After weeks of focusing on little more than this, I’ve finally taken the opportunity to sit down at the computer to make plans for the silly boy’s First Grade year. I’ve gone back and forth a bit – not on curriculum, but on the broader question of whether or not homeschooling is still a possibility. I worry about how successful we’ll be at weathering the coming storm in our state. I worry about just how much of a cut in pay my husband will take and how I’ll absorb that into our family’s budget. There isn’t a lot of opportunity for cuts in our budget. We have a few debts that take a portion of our income followed by necessities like food and the attendant clothing for the children in our home who grow like weeds.
From there I have a few small-ish expenses in the grand scheme of things – a cell phone with the cheapest plan we could find, internet access, land line, and cable television with DVR for recording oodles of things on TV for my inquisitive children. Add to that insurance and savings (both for our children and for ourselves) and aside from our education expenditures (classes for the silly boy and my brown-eyed girl) you’ve pretty much summed it all up.
I can’t cancel the cell phone as it’s under contract until the end of summer and even then at that point some members of our family consider it a necessity for when I head to Madison or other locations for silly boy’s classes. What if I get stranded somewhere?
The tv/internet/phone puzzle perplexes me to no end. Internet for our generation is no longer consider a “luxury.” Between homeschooling and banking, it would be tough to find a way around it. But there’s always those package deals. How much will I save by dropping the TV portion? I’d like to keep the telephone portion as on the days I don’t travel it would be nice for my husband to take the phone with him and then if he did I’d be without a home phone line.

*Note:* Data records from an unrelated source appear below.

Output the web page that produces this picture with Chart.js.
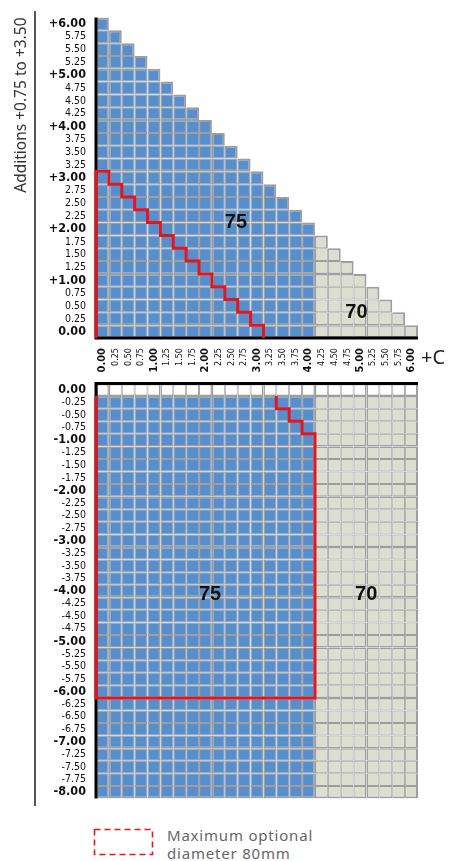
<!DOCTYPE html>
<html>
<head>
<meta charset="utf-8">
<script src="https://cdn.jsdelivr.net/npm/chart.js@4.4.1/dist/chart.umd.min.js"></script>
<style>
  body { margin: 0; background: #fff; }
  #wrap { position: relative; width: 450px; height: 861px; overflow: hidden; }
  canvas { position: absolute; left: 0; }
  #topChart { top: 0; }
  #bottomChart { top: 366px; }
  .vline { position: absolute; left: 34px; top: 11px; width: 1.5px; height: 795px; background: #555; }
  .plusC { position: absolute; left: 421px; top: 345px; font: 20px 'Noto Sans', sans-serif; color: #222; line-height: 24px; }
  .swatch { position: absolute; left: 93px; top: 828px; }
  .ltext { position: absolute; left: 167px; top: 826px; font: 15px 'Noto Sans', sans-serif; line-height: 18px;
           letter-spacing: 0.8px; color: #666; }
</style>
</head>
<body>
<div id="wrap">
  <canvas id="topChart" width="450" height="380"></canvas>
  <canvas id="bottomChart" width="450" height="450"></canvas>
  <div class="vline"></div>
  <div class="plusC">+C</div>
  <svg class="swatch" width="62" height="29">
    <rect x="1.5" y="1.5" width="58" height="25" fill="none" stroke="#e3161e" stroke-width="1.6" stroke-dasharray="6,4"/>
  </svg>
  <div class="ltext">Maximum optional<br>diameter 80mm</div>
</div>

<script>
// cylinder columns (same for both panels)
const cylValues = [0.00, 0.25, 0.50, 0.75, 1.00, 1.25, 1.50, 1.75, 2.00, 2.25, 2.50, 2.75, 3.00,
  3.25, 3.50, 3.75, 4.00, 4.25, 4.50, 4.75, 5.00, 5.25, 5.50, 5.75, 6.00];
const cylLabels = ['0.00', '0.25', '0.50', '0.75', '1.00', '1.25', '1.50', '1.75', '2.00', '2.25', '2.50',
  '2.75', '3.00', '3.25', '3.50', '3.75', '4.00', '4.25', '4.50', '4.75', '5.00', '5.25', '5.50', '5.75', '6.00'];

// plus sphere panel (rows top to bottom)
const topSpheres = [6.00, 5.75, 5.50, 5.25, 5.00, 4.75, 4.50, 4.25, 4.00, 3.75, 3.50, 3.25, 3.00,
  2.75, 2.50, 2.25, 2.00, 1.75, 1.50, 1.25, 1.00, 0.75, 0.50, 0.25, 0.00];
const topSphLabels = ['+6.00', '5.75', '5.50', '5.25', '+5.00', '4.75', '4.50', '4.25', '+4.00', '3.75',
  '3.50', '3.25', '+3.00', '2.75', '2.50', '2.25', '+2.00', '1.75', '1.50', '1.25', '+1.00', '0.75',
  '0.50', '0.25', '0.00'];
// highest cylinder made for each row
const topMaxCyl = [0.00, 0.25, 0.50, 0.75, 1.00, 1.25, 1.50, 1.75, 2.00, 2.25, 2.50, 2.75, 3.00,
  3.25, 3.50, 3.75, 4.00, 4.25, 4.50, 4.75, 5.00, 5.25, 5.50, 5.75, 6.00];
// 80mm option limit per row (null = not available)
const topRedMaxCyl = [null, null, null, null, null, null, null, null, null, null, null, null, 0.00,
  0.25, 0.50, 0.75, 1.00, 1.25, 1.50, 1.75, 2.00, 2.25, 2.50, 2.75, 3.00];

// minus sphere panel
const bottomSpheres = [0.00, -0.25, -0.50, -0.75, -1.00, -1.25, -1.50, -1.75, -2.00, -2.25, -2.50,
  -2.75, -3.00, -3.25, -3.50, -3.75, -4.00, -4.25, -4.50, -4.75, -5.00, -5.25, -5.50, -5.75, -6.00,
  -6.25, -6.50, -6.75, -7.00, -7.25, -7.50, -7.75, -8.00];
const bottomSphLabels = ['0.00', '-0.25', '-0.50', '-0.75', '-1.00', '-1.25', '-1.50', '-1.75', '-2.00',
  '-2.25', '-2.50', '-2.75', '-3.00', '-3.25', '-3.50', '-3.75', '-4.00', '-4.25', '-4.50', '-4.75',
  '-5.00', '-5.25', '-5.50', '-5.75', '-6.00', '-6.25', '-6.50', '-6.75', '-7.00', '-7.25', '-7.50',
  '-7.75', '-8.00'];
const bottomMaxCyl = 6.00;
const bottomBlankRows = [0.00];
const bottomRedMaxCyl = [null, 3.25, 3.50, 3.75, 4.00, 4.00, 4.00, 4.00, 4.00, 4.00, 4.00, 4.00, 4.00,
  4.00, 4.00, 4.00, 4.00, 4.00, 4.00, 4.00, 4.00, 4.00, 4.00, 4.00, 4.00, null, null, null, null,
  null, null, null, null];

// cylinders up to this value come in 75mm, above it 70mm
const dia75MaxCyl = 4.00;

const BLUE = '#578ecb';
const BEIGE = '#dcdecf';
const GRID = '#9e9e9e';
const RED = '#e3161e';
const NARROW = "'Liberation Sans Narrow', 'DejaVu Sans Condensed', sans-serif";
const HALF = 0.125;

const isWhole = v => Math.abs(v - Math.round(v)) < 1e-6;
// heavier line between a whole dioptre and the next quarter step
const sideWidth = (a, b) => isWhole(Math.abs(a) < Math.abs(b) ? a : b) ? 1.5 : 1;

function cellDatasets(spheres, maxCyl, blankRows) {
  const has = (r, i) => r >= 0 && r < spheres.length && i >= 0 && i < cylValues.length &&
    cylValues[i] <= maxCyl(r) + 1e-6;
  return spheres.map((s, r) => ({
    type: 'bar',
    order: 2,
    data: cylValues.map((c, i) => has(r, i) ? [s - HALF, s + HALF] : null),
    backgroundColor: cylValues.map(c => blankRows.includes(s) ? '#fff' : (c <= dia75MaxCyl ? BLUE : BEIGE)),
    borderColor: GRID,
    borderWidth: (ctx) => {
      const i = ctx.dataIndex;
      if (i === undefined) return 1;
      return {
        top: has(r - 1, i) ? sideWidth(s, spheres[r - 1]) : 2,
        bottom: has(r + 1, i) ? sideWidth(s, spheres[r + 1]) : 2,
        left: has(r, i - 1) ? sideWidth(cylValues[i], cylValues[i - 1]) : 2,
        right: has(r, i + 1) ? sideWidth(cylValues[i], cylValues[i + 1]) : 2
      };
    },
    borderSkipped: false,
    inflateAmount: 0,
    grouped: false,
    barPercentage: 1,
    categoryPercentage: 1
  }));
}

function lineDataset(points, color, order) {
  return {
    type: 'line',
    xAxisID: 'xl',
    order: order,
    data: points,
    borderColor: color,
    borderWidth: 3,
    pointRadius: 0,
    fill: false,
    tension: 0,
    borderJoinStyle: 'miter',
    clip: false
  };
}

// red outline around the 80mm option
function topRedPoints() {
  const pts = [];
  const first = topRedMaxCyl.findIndex(v => v !== null);
  pts.push({ x: cylValues[0] - HALF, y: topSpheres[topSpheres.length - 1] - HALF });
  pts.push({ x: cylValues[0] - HALF, y: topSpheres[first] + HALF });
  topSpheres.forEach((s, r) => {
    const m = topRedMaxCyl[r];
    if (m === null) return;
    pts.push({ x: m + HALF, y: s + HALF });
    pts.push({ x: m + HALF, y: s - HALF });
  });
  return pts;
}

function bottomRedPoints() {
  const pts = [];
  let firstS = null, lastS = null;
  bottomSpheres.forEach((s, r) => {
    const m = bottomRedMaxCyl[r];
    if (m === null) return;
    if (firstS === null) firstS = s;
    lastS = s;
    pts.push({ x: m + HALF, y: s + HALF });
    pts.push({ x: m + HALF, y: s - HALF });
  });
  pts.push({ x: cylValues[0] - HALF, y: lastS - HALF });
  pts.push({ x: cylValues[0] - HALF, y: firstS + HALF });
  return pts;
}

const zoneLabels = {
  id: 'zoneLabels',
  afterDatasetsDraw(chart, args, opts) {
    const { ctx, scales } = chart;
    ctx.save();
    ctx.font = "bold 20px 'Liberation Sans', Arial, sans-serif";
    ctx.fillStyle = '#111';
    ctx.textAlign = 'center';
    ctx.textBaseline = 'middle';
    (opts.items || []).forEach(it => {
      ctx.fillText(it.text, scales.xl.getPixelForValue(it.cyl), scales.y.getPixelForValue(it.sph));
    });
    ctx.restore();
  }
};

const sphFont = (ctx) => {
  const v = ctx.tick ? ctx.tick.value : 0;
  const whole = isWhole(v);
  return { family: NARROW, size: whole ? 12.5 : 10.5, weight: whole ? 'bold' : 'normal' };
};

function yScale(spheres, labels, min, max, title) {
  return {
    type: 'linear',
    min: min,
    max: max,
    afterBuildTicks: (scale) => { scale.ticks = spheres.map(v => ({ value: v })); },
    afterFit: (scale) => { scale.width = 96; },
    grid: { display: false, drawTicks: false },
    border: { display: false },
    ticks: {
      autoSkip: false,
      padding: 10,
      color: '#111',
      font: sphFont,
      callback: (value) => labels[spheres.findIndex(s => Math.abs(s - value) < 1e-6)]
    },
    title: title
  };
}

const xlScale = {
  type: 'linear',
  display: false,
  offset: false,
  min: cylValues[0] - HALF,
  max: cylValues[cylValues.length - 1] + HALF
};

// plus panel
const topXMin = cylValues[0] - HALF, topXMax = cylValues[cylValues.length - 1] + HALF;
const topYMin = topSpheres[topSpheres.length - 1] - HALF, topYMax = topSpheres[0] + HALF;

new Chart(document.getElementById('topChart'), {
  type: 'bar',
  data: {
    labels: cylLabels,
    datasets: [
      ...cellDatasets(topSpheres, r => topMaxCyl[r], []),
      lineDataset([{ x: topXMin, y: topYMax }, { x: topXMin, y: topYMin }, { x: topXMax, y: topYMin }], '#000', 1),
      lineDataset(topRedPoints(), RED, 0)
    ]
  },
  options: {
    responsive: false,
    animation: false,
    devicePixelRatio: 1,
    layout: { padding: { top: 10, right: 32, left: 0, bottom: 0 } },
    plugins: {
      legend: { display: false },
      tooltip: { enabled: false },
      zoneLabels: { items: [{ text: '75', cyl: 2.59, sph: 2.12 }, { text: '70', cyl: 4.93, sph: 0.37 }] }
    },
    scales: {
      x: {
        type: 'category',
        grid: { display: false, drawTicks: false },
        border: { display: false },
        afterFit: (scale) => { scale.height = 42; },
        ticks: {
          autoSkip: false,
          minRotation: 90,
          maxRotation: 90,
          padding: 10,
          color: '#111',
          font: (ctx) => {
            const whole = isWhole(cylValues[ctx.index] || 0);
            return { family: NARROW, size: whole ? 11 : 9, weight: whole ? 'bold' : 'normal' };
          }
        }
      },
      xl: xlScale,
      y: yScale(topSpheres, topSphLabels, topYMin, topYMax, {
        display: true,
        text: 'Additions +0.75 to +3.50',
        align: 'end',
        color: '#333',
        font: { family: "'Noto Sans', sans-serif", size: 15.5 },
        padding: { top: 12, bottom: 0 }
      })
    }
  },
  plugins: [zoneLabels]
});

// minus panel
const botYMin = bottomSpheres[bottomSpheres.length - 1] - HALF, botYMax = bottomSpheres[0] + HALF;

new Chart(document.getElementById('bottomChart'), {
  type: 'bar',
  data: {
    labels: cylLabels,
    datasets: [
      ...cellDatasets(bottomSpheres, r => bottomMaxCyl, bottomBlankRows),
      lineDataset([{ x: topXMax, y: botYMax }, { x: topXMin, y: botYMax }, { x: topXMin, y: botYMin }], '#000', 1),
      lineDataset(bottomRedPoints(), RED, 0)
    ]
  },
  options: {
    responsive: false,
    animation: false,
    devicePixelRatio: 1,
    layout: { padding: { top: 10, right: 32, left: 0, bottom: 8 } },
    plugins: {
      legend: { display: false },
      tooltip: { enabled: false },
      zoneLabels: { items: [{ text: '75', cyl: 2.09, sph: -4.07 }, { text: '70', cyl: 5.12, sph: -4.07 }] }
    },
    scales: {
      x: { type: 'category', display: false },
      xl: xlScale,
      y: yScale(bottomSpheres, bottomSphLabels, botYMin, botYMax, { display: false })
    }
  },
  plugins: [zoneLabels]
});
</script>
</body>
</html>
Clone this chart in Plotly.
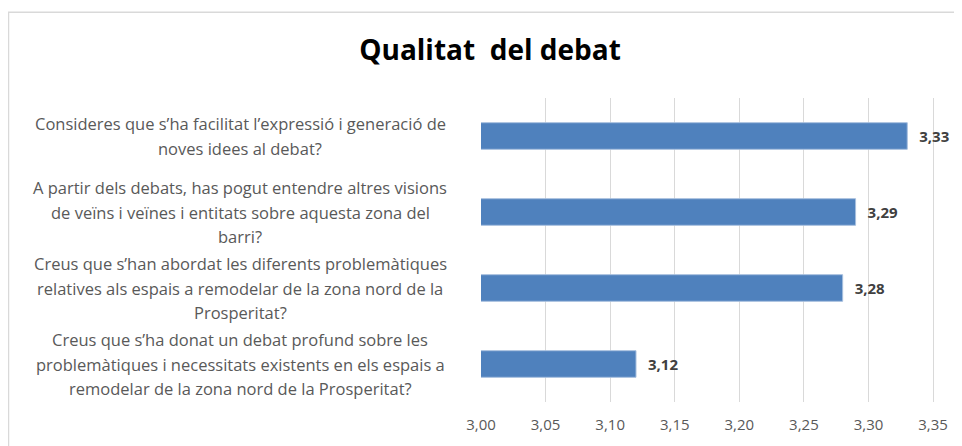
import plotly.graph_objects as go

# Data
questions = [
    ["Consideres que s\u2019ha facilitat l\u2019expressió i generació de",
     "noves idees al debat?"],
    ["A partir dels debats, has pogut entendre altres visions",
     "de veïns i veïnes i entitats sobre aquesta zona del",
     "barri?"],
    ["Creus que s\u2019han abordat les diferents problemàtiques",
     "relatives als espais a remodelar de la zona nord de la",
     "Prosperitat?"],
    ["Creus que s\u2019ha donat un debat profund sobre les",
     "problemàtiques i necessitats existents en els espais a",
     "remodelar de la zona nord de la Prosperitat?"],
]
scores = [3.33, 3.29, 3.28, 3.12]
x_ticks = [3.00, 3.05, 3.10, 3.15, 3.20, 3.25, 3.30, 3.35]

# the page body adds 8px, so the figure is sized to fill the rest of the window
W, H = 954, 438
ML, MR, MT, MB = 473, 16, 90, 41
pw, ph = W - ML - MR, H - MT - MB
cats = [str(i) for i in range(len(questions))]


def px_x(p):
    return (p - ML) / pw


def px_y(p):
    return 1 - (p - MT) / ph


fig = go.Figure()
fig.add_trace(go.Bar(
    x=scores,
    y=cats,
    orientation="h",
    marker={"color": "#4F81BD", "line": {"color": "#A7BFDE", "width": 1}},
    texttemplate="\u2002\u200a%{x:.2f}",
    textposition="outside",
    constraintext="none",
    textfont={"family": "Open Sans", "size": 15, "color": "#404040", "weight": "bold"},
    cliponaxis=False,
    width=0.35,
))

# category labels, one annotation per line so line spacing matches
line_h = 24.5
for cat, lines in zip(cats, questions):
    n = len(lines)
    for i, line in enumerate(lines):
        fig.add_annotation(
            x=px_x(232), xref="paper", xanchor="center",
            y=cat, yref="y", yanchor="middle",
            yshift=-(i - (n - 1) / 2) * line_h,
            text=line, showarrow=False,
            font={"family": "Open Sans", "size": 16.5, "color": "#595959"},
        )

# outer frame
fig.add_shape(
    type="rect", xref="paper", yref="paper",
    x0=px_x(0.5), x1=px_x(W + 10),
    y0=px_y(H + 10), y1=px_y(3.5),
    line={"color": "#D9D9D9", "width": 1.5}, layer="below",
)

fig.update_layout(
    width=W, height=H,
    margin={"l": ML, "r": MR, "t": MT, "b": MB},
    paper_bgcolor="white", plot_bgcolor="white",
    separators=",.",
    showlegend=False,
    title={
        "text": "<b>Qualitat  del debat</b>",
        "xref": "container", "x": 482 / W, "xanchor": "center",
        "yref": "container", "y": 1 - 42 / H, "yanchor": "middle",
        "font": {"family": "Open Sans", "size": 28, "color": "#000000"},
    },
    xaxis={
        "range": [3.0, 3.36],
        "tickvals": x_ticks,
        "tickformat": ".2f",
        "showgrid": True, "gridcolor": "#D9D9D9", "gridwidth": 1,
        "zeroline": False, "showline": False,
        "ticks": "outside", "ticklen": 9, "tickcolor": "rgba(0,0,0,0)",
        "tickfont": {"family": "Open Sans", "size": 15, "color": "#595959"},
    },
    yaxis={
        "autorange": "reversed",
        "showticklabels": False,
        "showgrid": False, "zeroline": False, "showline": False,
    },
)

fig.write_html("out.html")
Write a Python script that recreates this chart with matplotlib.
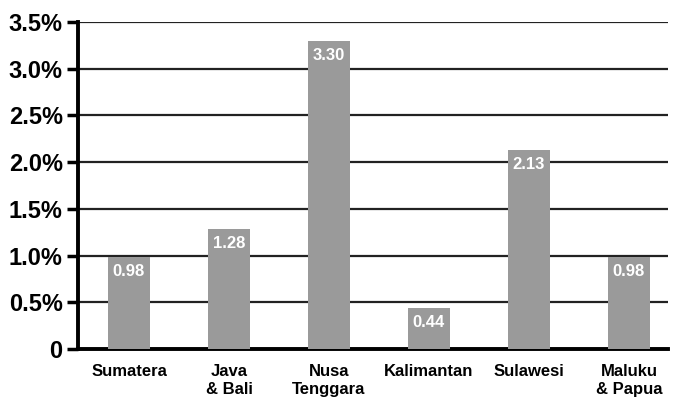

As for food? Between diapers and other household expenses, it’s tough to feed our family on less than $300 a month. So, then what? Cut where?
The other possibility is for me to go back to work – admit defeat and find some job I don’t hate enough to be willing to go there every day. See…I like being home with my children. Anything before that in my life was just a job to pay the bills. I have zero career aspirations because, let’s face it, I’ve found my place in life – the thing that makes my heart sing. I cycled through majors in college and never found one that really seemed like a good fit. The one I graduated as? Yeah…that was part of the I can’t figure out what else to do and at this point I just need to stick with a major and graduate.
Going back to work is not without its costs. I will most likely need to travel 45 minutes away from here which means more wear and tear on our high-mileage vehicles. My husband’s car is limping along as it is and I’m not sure that faced with as many miles as I would be driving in a week that our van would fare much better. And no, there is no mass transit in our area, as appealing as that may be. Then I’d need clothes. Clothes to interview in. Clothes to wear to work every day and a pair of shoes too. Add to that childcare for my two youngest and for my oldest between when he’d be done with school and when I’d get back to town. True, I might save a bit since my husband works second shift. Maybe it would only be a few hours a day…unless he has to work overtime and go in early. Then what? Will a daycare provider be able to handle that kind of variability? Will I have to put them in from 10am until 6pm on a regular basis just to address that possibility? And how much will that cost?
Oh, and don’t forget that all three of my children would need to get in to see the doctor before any of the above can take place. Our health insurance doesn’t cover well-child visits for my oldest so we’ll have to cover the full cost of that one out-of-pocket plus another $230 at least for the youngest two.
And then I find myself back at the beginning. Why did I want to go back to work again?